The decision by Truett-Hurst, Inc., (THST – NASDAQ Small Cap Market) to drop the offering price for its IPO should not be a surprise, given that investors were being asked to buy shares in a company with no physical assets, where public shareholders were locked out of any decisionmaking or influence, trumped by a small group of insiders who stand the most to gain from the offering and whose various interlocking conflicts of interest shed light on the clubby way that business is done in wine country.
Those travails are further compounded by the fact that the company is a conglomeration of smaller operations cobbled together in an LLC that is in violation of its loan terms, has acknowledged financial reporting problems, and has a myriad of brands, packaging, and other marketing bling all without expressing a coherent strategy in which to make them play well and profitably together.
Another whammy just might be last month’s straight-forward, buttoned-down debut from Crimson Wine Group (OTCQB: CWGL), which could have soaked up the available risk capital for investors looking for stock in an “emerging growth company.”

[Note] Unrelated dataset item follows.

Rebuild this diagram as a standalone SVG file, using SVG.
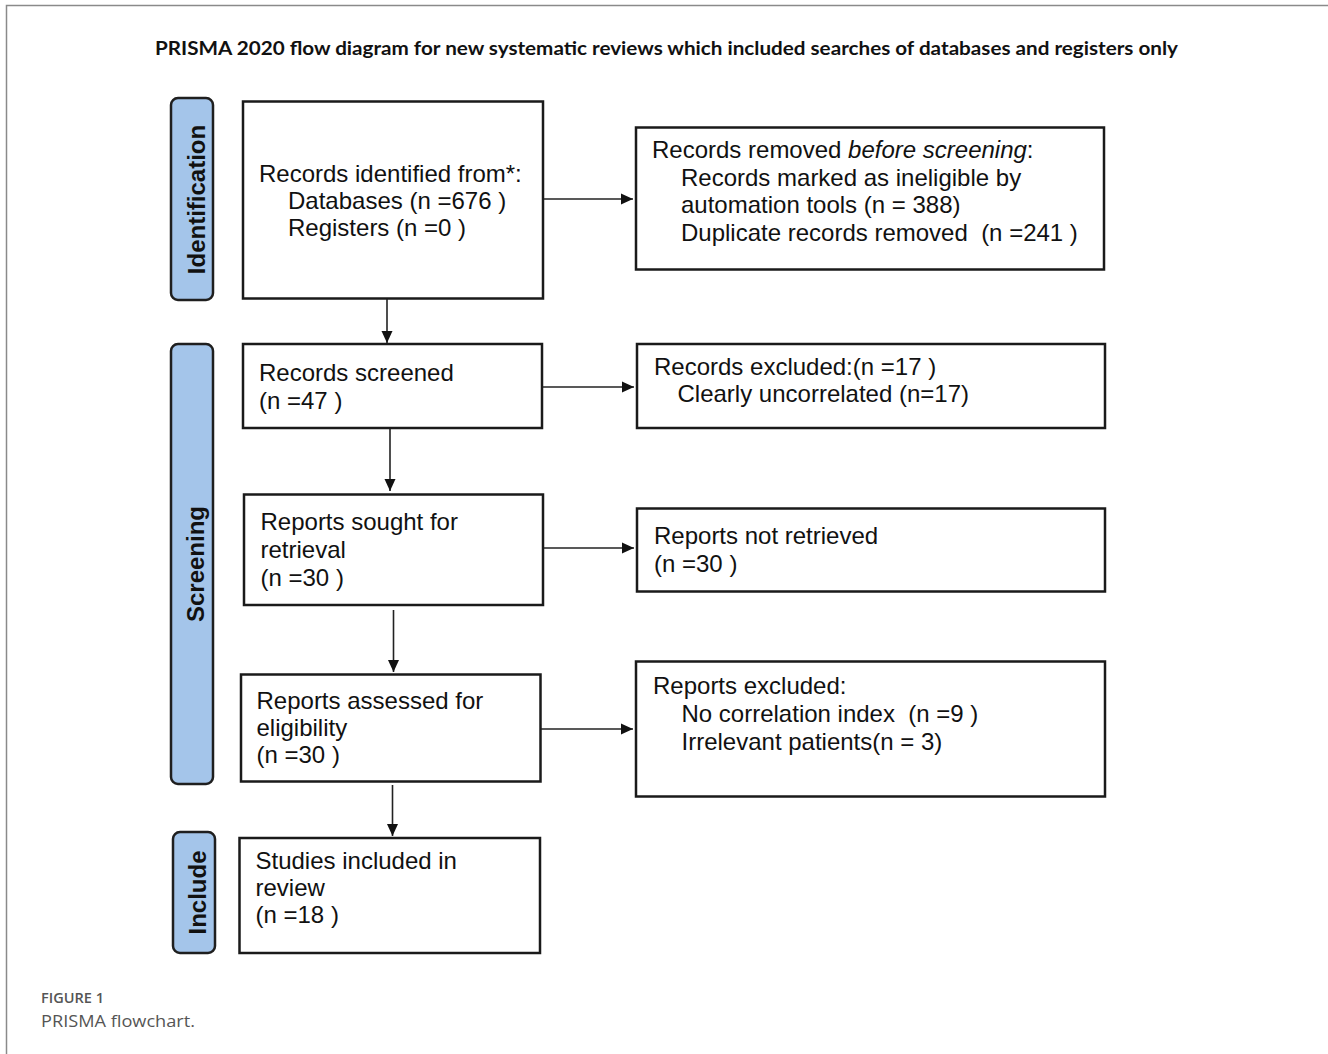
<svg xmlns="http://www.w3.org/2000/svg" width="1328" height="1054" viewBox="0 0 1328 1054">
<style>
.box{fill:#fff;stroke:#1a1a1a;stroke-width:2.5}
.lab{fill:#a4c5ea;stroke:#1f1f1f;stroke-width:2.5}
.t{font-family:"Liberation Sans",Arial,sans-serif;font-size:24px;fill:#111;white-space:pre}
.lt{font-family:"Liberation Sans",Arial,sans-serif;font-size:24px;font-weight:bold;fill:#111}
.c{stroke:#222;stroke-width:1.6;fill:none}
</style>
<defs>
<marker id="ah" markerWidth="12" markerHeight="12" viewBox="0 0 12 12" refX="12" refY="6" orient="auto" markerUnits="userSpaceOnUse">
<path d="M0,0.5 L12,6 L0,11.5 Z" fill="#111"/>
</marker>
</defs>
<rect width="1328" height="1054" fill="#fff"/>
<path d="M6.5,1054 V5.5 H1328" fill="none" stroke="#8a8a8a" stroke-width="1.5"/>
<text x="155" y="55" font-family="Lato,'Open Sans',sans-serif" font-weight="bold" font-size="19" fill="#111" textLength="1023" lengthAdjust="spacingAndGlyphs">PRISMA 2020 flow diagram for new systematic reviews which included searches of databases and registers only</text>

<g id="label-identification">
<rect class="lab" x="171" y="98" width="42" height="202" rx="7"/>
<text class="lt" transform="translate(205,199.5) rotate(-90)" text-anchor="middle">Identification</text>
</g>
<g id="label-screening">
<rect class="lab" x="171" y="344" width="42" height="440" rx="7"/>
<text class="lt" transform="translate(203.5,564) rotate(-90)" text-anchor="middle">Screening</text>
</g>
<g id="label-include">
<rect class="lab" x="173" y="832" width="42" height="121" rx="7"/>
<text class="lt" transform="translate(206,892.5) rotate(-90)" text-anchor="middle">Include</text>
</g>

<g id="records-identified">
<rect class="box" x="243" y="101.5" width="300" height="197"/>
<text class="t" x="259" y="181.5">Records identified from*:</text>
<text class="t" x="288" y="208.5">Databases (n =676 )</text>
<text class="t" x="288" y="235.5">Registers (n =0 )</text>
</g>
<g id="records-removed">
<rect class="box" x="636" y="127.5" width="468" height="142"/>
<text class="t" x="652" y="158">Records removed <tspan font-style="italic">before screening</tspan>:</text>
<text class="t" x="681" y="185.5">Records marked as ineligible by</text>
<text class="t" x="681" y="213">automation tools (n = 388)</text>
<text class="t" x="681" y="240.5" xml:space="preserve">Duplicate records removed  (n =241 )</text>
</g>
<g id="records-screened">
<rect class="box" x="243" y="344" width="299" height="84"/>
<text class="t" x="259" y="380.5">Records screened</text>
<text class="t" x="259" y="408.5">(n =47 )</text>
</g>
<g id="records-excluded">
<rect class="box" x="637" y="344" width="468" height="84"/>
<text class="t" x="654" y="375">Records excluded:(n =17 )</text>
<text class="t" x="677.5" y="402">Clearly uncorrelated (n=17)</text>
</g>
<g id="reports-sought">
<rect class="box" x="244" y="494.5" width="299" height="110.5"/>
<text class="t" x="260.5" y="530">Reports sought for</text>
<text class="t" x="260.5" y="558">retrieval</text>
<text class="t" x="260.5" y="585.5">(n =30 )</text>
</g>
<g id="reports-not-retrieved">
<rect class="box" x="637" y="508.5" width="468" height="83"/>
<text class="t" x="654" y="544">Reports not retrieved</text>
<text class="t" x="654" y="571.5">(n =30 )</text>
</g>
<g id="reports-assessed">
<rect class="box" x="241" y="674.5" width="299.5" height="107"/>
<text class="t" x="256.5" y="708.5">Reports assessed for</text>
<text class="t" x="256.5" y="735.5">eligibility</text>
<text class="t" x="256.5" y="762.5">(n =30 )</text>
</g>
<g id="reports-excluded">
<rect class="box" x="636" y="661.5" width="469" height="135"/>
<text class="t" x="653" y="694">Reports excluded:</text>
<text class="t" x="681.5" y="722" xml:space="preserve">No correlation index  (n =9 )</text>
<text class="t" x="681.5" y="749.5">Irrelevant patients(n = 3)</text>
</g>
<g id="studies-included">
<rect class="box" x="239.5" y="838" width="300.5" height="115"/>
<text class="t" x="255.5" y="868.5">Studies included in</text>
<text class="t" x="255.5" y="895.5">review</text>
<text class="t" x="255.5" y="923">(n =18 )</text>
</g>

<g id="connectors">
<line class="c" x1="387" y1="299" x2="387" y2="343" marker-end="url(#ah)"/>
<line class="c" x1="544" y1="199" x2="633" y2="199" marker-end="url(#ah)"/>
<line class="c" x1="543" y1="387" x2="634" y2="387" marker-end="url(#ah)"/>
<line class="c" x1="390" y1="429" x2="390" y2="491" marker-end="url(#ah)"/>
<line class="c" x1="544" y1="548" x2="634" y2="548" marker-end="url(#ah)"/>
<line class="c" x1="393.5" y1="610" x2="393.5" y2="672" marker-end="url(#ah)"/>
<line class="c" x1="541" y1="729" x2="633" y2="729" marker-end="url(#ah)"/>
<line class="c" x1="392.5" y1="785" x2="392.5" y2="836" marker-end="url(#ah)"/>
</g>

<text x="41" y="1003" font-family="'Open Sans',sans-serif" font-weight="600" font-size="14" fill="#555" textLength="63" lengthAdjust="spacingAndGlyphs">FIGURE 1</text>
<text x="41" y="1027" font-family="'Open Sans',sans-serif" font-size="17" fill="#555" textLength="154" lengthAdjust="spacingAndGlyphs">PRISMA flowchart.</text>
</svg>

And, finally, two other investor-toxic situations plague THST’s SEC filings. First, it concentrates on various optimistic industry trends, boasts of packaging and other bling, but never actually focuses on its own successes in the marketplace. This reflects a lack of strategy — by its absence in the filings. Secondly, the form of the filings is fragmentary with the full picture of many topics scattered in multiple places, making it necessary to play hide and seek with information. Both of these are off-putting to investors trying to see if this is a horse they want to bet on.